§ **The request**
Without the images, print all the entries below exactly as given.
──────────────────────────────
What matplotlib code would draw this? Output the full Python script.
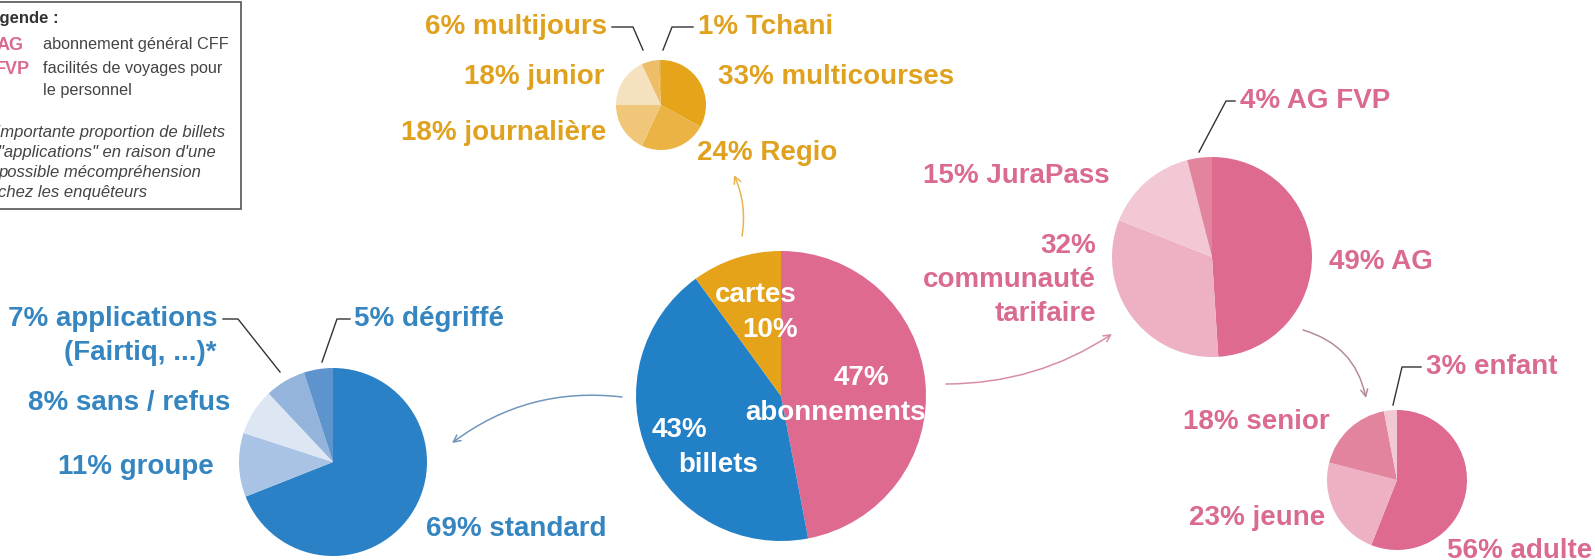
import matplotlib
matplotlib.use('Agg')
import matplotlib.pyplot as plt
from matplotlib.patches import Rectangle

plt.rcParams['font.family'] = ['Liberation Sans', 'DejaVu Sans']

# Data (percentages)
main_labels = ['abonnements', 'billets', 'cartes']
main_values = [47, 43, 10]

billets_labels = ['standard', 'groupe', 'sans / refus', 'applications', 'dégriffé']
billets_values = [69, 11, 8, 7, 5]

cartes_labels = ['multicourses', 'Regio', 'journalière', 'junior', 'multijours', 'Tchani']
cartes_values = [33, 24, 18, 18, 6, 1]

abo_labels = ['AG', 'communauté tarifaire', 'JuraPass', 'AG FVP']
abo_values = [49, 32, 15, 4]

ag_labels = ['adulte', 'jeune', 'senior', 'enfant']
ag_values = [56, 23, 18, 3]

# Colours
PINK, BLUE, YELLOW = '#DE6A8F', '#2280C6', '#E5A31A'
main_colors = [PINK, BLUE, YELLOW]
billets_colors = ['#2A81C6', '#A9C3E5', '#DDE6F3', '#94B4DC', '#5E94CE']
cartes_colors = ['#E6A41A', '#EBB343', '#F0C679', '#F6E1BE', '#EDBD68', '#E9B245']
abo_colors = ['#DE6A8F', '#EDB1C3', '#F2C8D5', '#E3849F']
ag_colors = ['#DE6A8F', '#EDB1C3', '#E3849F', '#F2C8D5']
TXT_BLUE, TXT_YEL, TXT_PINK = '#3585C0', '#E0A11E', '#DA6A8E'

W, H = 1595, 560


def Y(y):
    return H - y


fig = plt.figure(figsize=(W / 100, H / 100), dpi=100)
ax = fig.add_axes([0, 0, 1, 1])

wp = dict(linewidth=0)
ax.pie(main_values, colors=main_colors, startangle=90, counterclock=False,
       center=(781, Y(396)), radius=145, wedgeprops=wp)
ax.pie(billets_values, colors=billets_colors, startangle=90, counterclock=False,
       center=(333, Y(462)), radius=94, wedgeprops=wp)
ax.pie(cartes_values, colors=cartes_colors, startangle=90, counterclock=False,
       center=(661, Y(105)), radius=45, wedgeprops=wp)
ax.pie(abo_values, colors=abo_colors, startangle=90, counterclock=False,
       center=(1212, Y(257)), radius=100, wedgeprops=wp)
ax.pie(ag_values, colors=ag_colors, startangle=90, counterclock=False,
       center=(1397, Y(480)), radius=70, wedgeprops=wp)

ax.set_xlim(0, W)
ax.set_ylim(0, H)
ax.set_aspect('auto')
ax.axis('off')

FS = 20
bold = dict(fontsize=FS, fontweight='bold', va='center')

def lab(x, y, s, color, ha='left', **kw):
    ax.text(x, Y(y), s, color=color, ha=ha, **{**bold, **kw})

def leader(pts):
    ax.plot([p[0] for p in pts], [Y(p[1]) for p in pts], color='#333333', lw=1)

# main pie labels (white)
lab(797, 295, main_labels[2], 'white', ha='right')
lab(798, 330, f'{main_values[2]}%', 'white', ha='right')
lab(834, 378, f'{main_values[0]}%', 'white')
lab(745, 413, main_labels[0], 'white')
lab(652, 430, f'{main_values[1]}%', 'white')
lab(678, 465, main_labels[1], 'white')

# billets
lab(218, 319, f'{billets_values[3]}% {billets_labels[3]}', TXT_BLUE, ha='right')
lab(216, 353, '(Fairtiq, ...)*', TXT_BLUE, ha='right')
lab(354, 319, f'{billets_values[4]}% {billets_labels[4]}', TXT_BLUE)
lab(230, 403, f'{billets_values[2]}% {billets_labels[2]}', TXT_BLUE, ha='right')
lab(214, 467, f'{billets_values[1]}% {billets_labels[1]}', TXT_BLUE, ha='right')
lab(426, 529, f'{billets_values[0]}% {billets_labels[0]}', TXT_BLUE)
leader([(223, 319), (238, 319), (280, 372)])
leader([(350, 319), (337, 319), (322, 362)])

# cartes
lab(607, 27, f'{cartes_values[4]}% {cartes_labels[4]}', TXT_YEL, ha='right')
lab(698, 27, f'{cartes_values[5]}% {cartes_labels[5]}', TXT_YEL)
lab(605, 77, f'{cartes_values[3]}% {cartes_labels[3]}', TXT_YEL, ha='right')
lab(718, 77, f'{cartes_values[0]}% {cartes_labels[0]}', TXT_YEL)
lab(606, 133, f'{cartes_values[2]}% {cartes_labels[2]}', TXT_YEL, ha='right')
lab(697, 153, f'{cartes_values[1]}% {cartes_labels[1]}', TXT_YEL)
leader([(612, 27), (633, 27), (643, 50)])
leader([(693, 27), (672, 27), (663, 50)])

# abonnements
lab(1240, 101, f'{abo_values[3]}% {abo_labels[3]}', TXT_PINK)
lab(1110, 176, f'{abo_values[2]}% {abo_labels[2]}', TXT_PINK, ha='right')
lab(1096, 280, f'{abo_values[1]}%\ncommunauté\ntarifaire', TXT_PINK, ha='right',
    multialignment='right', linespacing=1.4)
lab(1329, 262, f'{abo_values[0]}% {abo_labels[0]}', TXT_PINK)
leader([(1235, 101), (1226, 101), (1199, 152)])

# AG
lab(1426, 367, f'{ag_values[3]}% {ag_labels[3]}', TXT_PINK)
lab(1330, 422, f'{ag_values[2]}% {ag_labels[2]}', TXT_PINK, ha='right')
lab(1325, 518, f'{ag_values[1]}% {ag_labels[1]}', TXT_PINK, ha='right')
lab(1447, 551, f'{ag_values[0]}% {ag_labels[0]}', TXT_PINK)
leader([(1421, 367), (1402, 367), (1393, 405)])

# arrows
def arrow(p1, p2, color, rad):
    ax.annotate('', xy=(p2[0], Y(p2[1])), xytext=(p1[0], Y(p1[1])),
                arrowprops=dict(arrowstyle='->,head_length=0.5,head_width=0.25',
                                color=color, lw=1.1, shrinkA=0, shrinkB=0,
                                connectionstyle=f'arc3,rad={rad}'))

arrow((622, 397), (452, 443), '#7196BD', 0.2)
arrow((742, 236), (734, 175), '#E8B451', 0.15)
arrow((946, 384), (1112, 334), '#D78EA5', 0.15)
arrow((1303, 330), (1366, 398), '#B58C99', -0.3)

# legend box (partly cut off on the left)
ax.add_patch(Rectangle((-10, Y(209)), 251, 207, fill=False, edgecolor='#555555', lw=1.2))
ax.text(-20, Y(18), 'Légende :', fontsize=12, fontweight='bold', color='#333333', va='center')
ax.text(-3, Y(45), 'AG', fontsize=13, fontweight='bold', color=TXT_PINK, va='center')
ax.text(43, Y(45), 'abonnement général CFF', fontsize=11.7, color='#444444', va='center')
ax.text(-5, Y(69), 'FVP', fontsize=13, fontweight='bold', color=TXT_PINK, va='center')
ax.text(43, Y(69), 'facilités de voyages pour', fontsize=11.7, color='#444444', va='center')
ax.text(43, Y(90), 'le personnel', fontsize=11.7, color='#444444', va='center')
notes = ['*importante proportion de billets', '"applications" en raison d\'une',
         'possible mécompréhension', 'chez les enquêteurs']
for i, s in enumerate(notes):
    ax.text(-10 if i == 0 else -2, Y(132 + 20 * i), s, fontsize=12, style='italic',
            color='#444444', va='center')

fig.savefig('out.png', dpi=100)
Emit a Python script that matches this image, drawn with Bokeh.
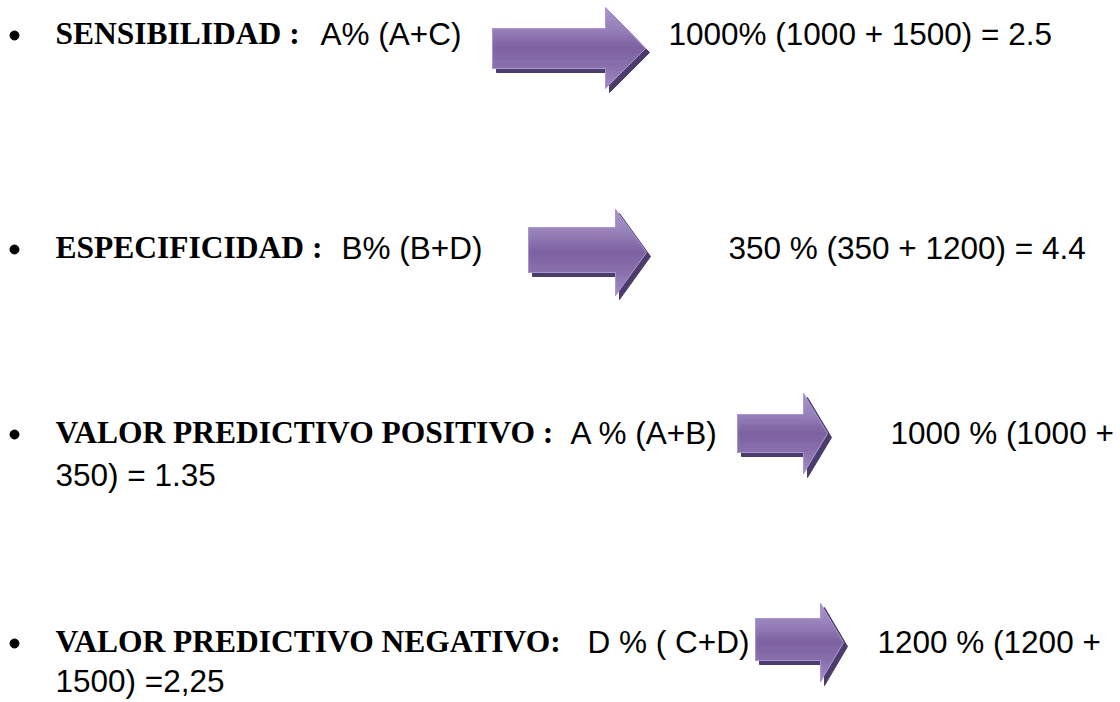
──────────────────────────────
§ **Expected answer**
What matplotlib code would draw this? Output the full Python script.
import matplotlib
matplotlib.use('Agg')
import matplotlib.pyplot as plt
from matplotlib.patches import Rectangle

plt.rcParams['font.family'] = ['Liberation Sans', 'DejaVu Sans']

# Data (percentages)
main_labels = ['abonnements', 'billets', 'cartes']
main_values = [47, 43, 10]

billets_labels = ['standard', 'groupe', 'sans / refus', 'applications', 'dégriffé']
billets_values = [69, 11, 8, 7, 5]

cartes_labels = ['multicourses', 'Regio', 'journalière', 'junior', 'multijours', 'Tchani']
cartes_values = [33, 24, 18, 18, 6, 1]

abo_labels = ['AG', 'communauté tarifaire', 'JuraPass', 'AG FVP']
abo_values = [49, 32, 15, 4]

ag_labels = ['adulte', 'jeune', 'senior', 'enfant']
ag_values = [56, 23, 18, 3]

# Colours
PINK, BLUE, YELLOW = '#DE6A8F', '#2280C6', '#E5A31A'
main_colors = [PINK, BLUE, YELLOW]
billets_colors = ['#2A81C6', '#A9C3E5', '#DDE6F3', '#94B4DC', '#5E94CE']
cartes_colors = ['#E6A41A', '#EBB343', '#F0C679', '#F6E1BE', '#EDBD68', '#E9B245']
abo_colors = ['#DE6A8F', '#EDB1C3', '#F2C8D5', '#E3849F']
ag_colors = ['#DE6A8F', '#EDB1C3', '#E3849F', '#F2C8D5']
TXT_BLUE, TXT_YEL, TXT_PINK = '#3585C0', '#E0A11E', '#DA6A8E'

W, H = 1595, 560


def Y(y):
    return H - y


fig = plt.figure(figsize=(W / 100, H / 100), dpi=100)
ax = fig.add_axes([0, 0, 1, 1])

wp = dict(linewidth=0)
ax.pie(main_values, colors=main_colors, startangle=90, counterclock=False,
       center=(781, Y(396)), radius=145, wedgeprops=wp)
ax.pie(billets_values, colors=billets_colors, startangle=90, counterclock=False,
       center=(333, Y(462)), radius=94, wedgeprops=wp)
ax.pie(cartes_values, colors=cartes_colors, startangle=90, counterclock=False,
       center=(661, Y(105)), radius=45, wedgeprops=wp)
ax.pie(abo_values, colors=abo_colors, startangle=90, counterclock=False,
       center=(1212, Y(257)), radius=100, wedgeprops=wp)
ax.pie(ag_values, colors=ag_colors, startangle=90, counterclock=False,
       center=(1397, Y(480)), radius=70, wedgeprops=wp)

ax.set_xlim(0, W)
ax.set_ylim(0, H)
ax.set_aspect('auto')
ax.axis('off')

FS = 20
bold = dict(fontsize=FS, fontweight='bold', va='center')

def lab(x, y, s, color, ha='left', **kw):
    ax.text(x, Y(y), s, color=color, ha=ha, **{**bold, **kw})

def leader(pts):
    ax.plot([p[0] for p in pts], [Y(p[1]) for p in pts], color='#333333', lw=1)

# main pie labels (white)
lab(797, 295, main_labels[2], 'white', ha='right')
lab(798, 330, f'{main_values[2]}%', 'white', ha='right')
lab(834, 378, f'{main_values[0]}%', 'white')
lab(745, 413, main_labels[0], 'white')
lab(652, 430, f'{main_values[1]}%', 'white')
lab(678, 465, main_labels[1], 'white')

# billets
lab(218, 319, f'{billets_values[3]}% {billets_labels[3]}', TXT_BLUE, ha='right')
lab(216, 353, '(Fairtiq, ...)*', TXT_BLUE, ha='right')
lab(354, 319, f'{billets_values[4]}% {billets_labels[4]}', TXT_BLUE)
lab(230, 403, f'{billets_values[2]}% {billets_labels[2]}', TXT_BLUE, ha='right')
lab(214, 467, f'{billets_values[1]}% {billets_labels[1]}', TXT_BLUE, ha='right')
lab(426, 529, f'{billets_values[0]}% {billets_labels[0]}', TXT_BLUE)
leader([(223, 319), (238, 319), (280, 372)])
leader([(350, 319), (337, 319), (322, 362)])

# cartes
lab(607, 27, f'{cartes_values[4]}% {cartes_labels[4]}', TXT_YEL, ha='right')
lab(698, 27, f'{cartes_values[5]}% {cartes_labels[5]}', TXT_YEL)
lab(605, 77, f'{cartes_values[3]}% {cartes_labels[3]}', TXT_YEL, ha='right')
lab(718, 77, f'{cartes_values[0]}% {cartes_labels[0]}', TXT_YEL)
lab(606, 133, f'{cartes_values[2]}% {cartes_labels[2]}', TXT_YEL, ha='right')
lab(697, 153, f'{cartes_values[1]}% {cartes_labels[1]}', TXT_YEL)
leader([(612, 27), (633, 27), (643, 50)])
leader([(693, 27), (672, 27), (663, 50)])

# abonnements
lab(1240, 101, f'{abo_values[3]}% {abo_labels[3]}', TXT_PINK)
lab(1110, 176, f'{abo_values[2]}% {abo_labels[2]}', TXT_PINK, ha='right')
lab(1096, 280, f'{abo_values[1]}%\ncommunauté\ntarifaire', TXT_PINK, ha='right',
    multialignment='right', linespacing=1.4)
lab(1329, 262, f'{abo_values[0]}% {abo_labels[0]}', TXT_PINK)
leader([(1235, 101), (1226, 101), (1199, 152)])

# AG
lab(1426, 367, f'{ag_values[3]}% {ag_labels[3]}', TXT_PINK)
lab(1330, 422, f'{ag_values[2]}% {ag_labels[2]}', TXT_PINK, ha='right')
lab(1325, 518, f'{ag_values[1]}% {ag_labels[1]}', TXT_PINK, ha='right')
lab(1447, 551, f'{ag_values[0]}% {ag_labels[0]}', TXT_PINK)
leader([(1421, 367), (1402, 367), (1393, 405)])

# arrows
def arrow(p1, p2, color, rad):
    ax.annotate('', xy=(p2[0], Y(p2[1])), xytext=(p1[0], Y(p1[1])),
                arrowprops=dict(arrowstyle='->,head_length=0.5,head_width=0.25',
                                color=color, lw=1.1, shrinkA=0, shrinkB=0,
                                connectionstyle=f'arc3,rad={rad}'))

arrow((622, 397), (452, 443), '#7196BD', 0.2)
arrow((742, 236), (734, 175), '#E8B451', 0.15)
arrow((946, 384), (1112, 334), '#D78EA5', 0.15)
arrow((1303, 330), (1366, 398), '#B58C99', -0.3)

# legend box (partly cut off on the left)
ax.add_patch(Rectangle((-10, Y(209)), 251, 207, fill=False, edgecolor='#555555', lw=1.2))
ax.text(-20, Y(18), 'Légende :', fontsize=12, fontweight='bold', color='#333333', va='center')
ax.text(-3, Y(45), 'AG', fontsize=13, fontweight='bold', color=TXT_PINK, va='center')
ax.text(43, Y(45), 'abonnement général CFF', fontsize=11.7, color='#444444', va='center')
ax.text(-5, Y(69), 'FVP', fontsize=13, fontweight='bold', color=TXT_PINK, va='center')
ax.text(43, Y(69), 'facilités de voyages pour', fontsize=11.7, color='#444444', va='center')
ax.text(43, Y(90), 'le personnel', fontsize=11.7, color='#444444', va='center')
notes = ['*importante proportion de billets', '"applications" en raison d\'une',
         'possible mécompréhension', 'chez les enquêteurs']
for i, s in enumerate(notes):
    ax.text(-10 if i == 0 else -2, Y(132 + 20 * i), s, fontsize=12, style='italic',
            color='#444444', va='center')

fig.savefig('out.png', dpi=100)
Emit a Python script that matches this image, drawn with Bokeh.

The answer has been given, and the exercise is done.